Vorwort
Viele der heutigen Probleme zwischen den verschiedenen
Indianervölkern und den Vereinigten Staaten von Amerika
haben ihren Ursprung in der Indianerpolitik, die die
Amerikaner bei ihrer Gründung von den Kolonialmächten
übernommen haben. Um daher die heutige Situation besser
verstehen zu können, erscheint es notwendig, die
letzten 200 Jahre unter diesem Gesichtspunkt näher zu
betrachten. Die Beziehungen zwischen den Indianern
und den USA befinden sich in einem fortwährenden Wandel
und sind nach wie vor den politischen Zwängen der
jeweiligen Zeit unterworfen.

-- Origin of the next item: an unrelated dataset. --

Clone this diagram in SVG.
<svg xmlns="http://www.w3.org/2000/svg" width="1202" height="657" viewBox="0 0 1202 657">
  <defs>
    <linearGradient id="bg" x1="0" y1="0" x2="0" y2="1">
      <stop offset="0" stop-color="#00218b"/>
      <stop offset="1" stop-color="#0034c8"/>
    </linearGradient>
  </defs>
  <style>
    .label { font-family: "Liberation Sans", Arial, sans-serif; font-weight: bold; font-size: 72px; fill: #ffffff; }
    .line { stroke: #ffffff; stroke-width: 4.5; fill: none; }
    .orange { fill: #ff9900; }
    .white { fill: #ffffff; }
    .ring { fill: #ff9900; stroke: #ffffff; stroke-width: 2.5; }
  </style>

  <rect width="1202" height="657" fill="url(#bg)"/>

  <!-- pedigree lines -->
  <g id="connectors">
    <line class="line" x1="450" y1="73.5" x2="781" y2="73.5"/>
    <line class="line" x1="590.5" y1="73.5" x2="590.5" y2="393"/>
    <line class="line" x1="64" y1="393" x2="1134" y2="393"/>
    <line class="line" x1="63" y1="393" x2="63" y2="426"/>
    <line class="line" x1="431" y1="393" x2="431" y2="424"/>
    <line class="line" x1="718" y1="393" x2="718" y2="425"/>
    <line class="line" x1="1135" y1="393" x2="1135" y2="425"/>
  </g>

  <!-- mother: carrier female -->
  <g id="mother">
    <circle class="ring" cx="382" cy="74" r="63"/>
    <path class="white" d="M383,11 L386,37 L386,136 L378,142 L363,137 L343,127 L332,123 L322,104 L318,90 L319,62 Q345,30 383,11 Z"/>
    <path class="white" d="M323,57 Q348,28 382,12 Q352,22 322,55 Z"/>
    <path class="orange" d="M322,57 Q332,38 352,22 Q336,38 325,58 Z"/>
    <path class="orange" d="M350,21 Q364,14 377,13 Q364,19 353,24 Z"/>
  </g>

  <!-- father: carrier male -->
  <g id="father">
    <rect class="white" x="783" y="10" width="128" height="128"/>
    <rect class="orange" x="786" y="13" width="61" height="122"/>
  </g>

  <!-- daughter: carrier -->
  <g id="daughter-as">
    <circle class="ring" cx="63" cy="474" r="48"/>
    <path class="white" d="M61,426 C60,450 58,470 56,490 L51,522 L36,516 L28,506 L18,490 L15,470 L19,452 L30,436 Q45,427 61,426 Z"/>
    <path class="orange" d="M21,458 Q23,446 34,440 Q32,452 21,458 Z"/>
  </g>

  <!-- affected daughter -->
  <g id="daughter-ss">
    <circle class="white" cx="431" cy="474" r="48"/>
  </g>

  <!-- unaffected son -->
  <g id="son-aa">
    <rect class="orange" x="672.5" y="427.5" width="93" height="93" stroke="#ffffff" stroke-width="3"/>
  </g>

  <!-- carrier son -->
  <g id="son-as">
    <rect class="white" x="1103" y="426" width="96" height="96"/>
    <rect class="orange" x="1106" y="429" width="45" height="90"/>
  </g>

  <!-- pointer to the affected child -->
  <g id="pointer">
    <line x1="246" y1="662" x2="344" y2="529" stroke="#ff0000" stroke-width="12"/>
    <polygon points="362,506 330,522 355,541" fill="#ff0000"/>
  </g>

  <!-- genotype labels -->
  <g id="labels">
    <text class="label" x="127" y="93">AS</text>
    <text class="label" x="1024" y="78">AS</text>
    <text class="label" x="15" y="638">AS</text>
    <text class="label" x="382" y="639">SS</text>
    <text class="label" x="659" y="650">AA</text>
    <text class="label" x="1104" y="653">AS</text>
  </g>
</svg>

In der Regel versuchte die
Regierung in Washington die Souveränität der einzelnen
Indianervölker einzuschränken, um damit gleichzeitig
ihre eigene Macht zu stärken.
Von dem einstigen Land, das von den Ureinwohnern
Nordamerikas bei der Ankunft von Kolumbus im Jahre 1492
bevölkert gewesen war, sind in den USA heute nur noch
2,3% übriggeblieben. Vor allem im letzten Jahrhundert,
als die Vereinigten Staaten sich als Nation etablierten,
setzte eine verheerende Gier nach Indianerland ein.
Die Gründung der USA
Im Jahre 1776 erfüllte sich nach jahrelangen
Auseinandersetzungen für die Bewohner der
Neu-England-Kolonien ein Traum: Sie wurden unabhängig
vom Mutterland; die Vereinigten Staaten von Amerika
waren geboren. Ab jetzt sollte jeder Bürger die
gleichen Rechte besitzen. Allerdings galt dies nicht
für die Ureinwohner des Kontinents, hier setzten die
USA die Politik der ehemaligen Kolonialherren fort. Die
Indianer wurden nur dann als gleichberechtigt anerkannt,
wenn die Amerikaner ihrer bedurften. Man vertrieb und
ermordete sie aber, sobald sie sich dem weißen
Vorwärtsdrang in den Weg stellten. Im Jahre 1763
verkündete Georg III von England in seiner "Royal
Proclamation", dass die Indianer einen
uneingeschränkten Anspruch auf das von ihnen bewohnte
Land besäßen. Gleichzeitig wurden die Appalachen zur
Grenze erklärt, welche das "Indianergebiet"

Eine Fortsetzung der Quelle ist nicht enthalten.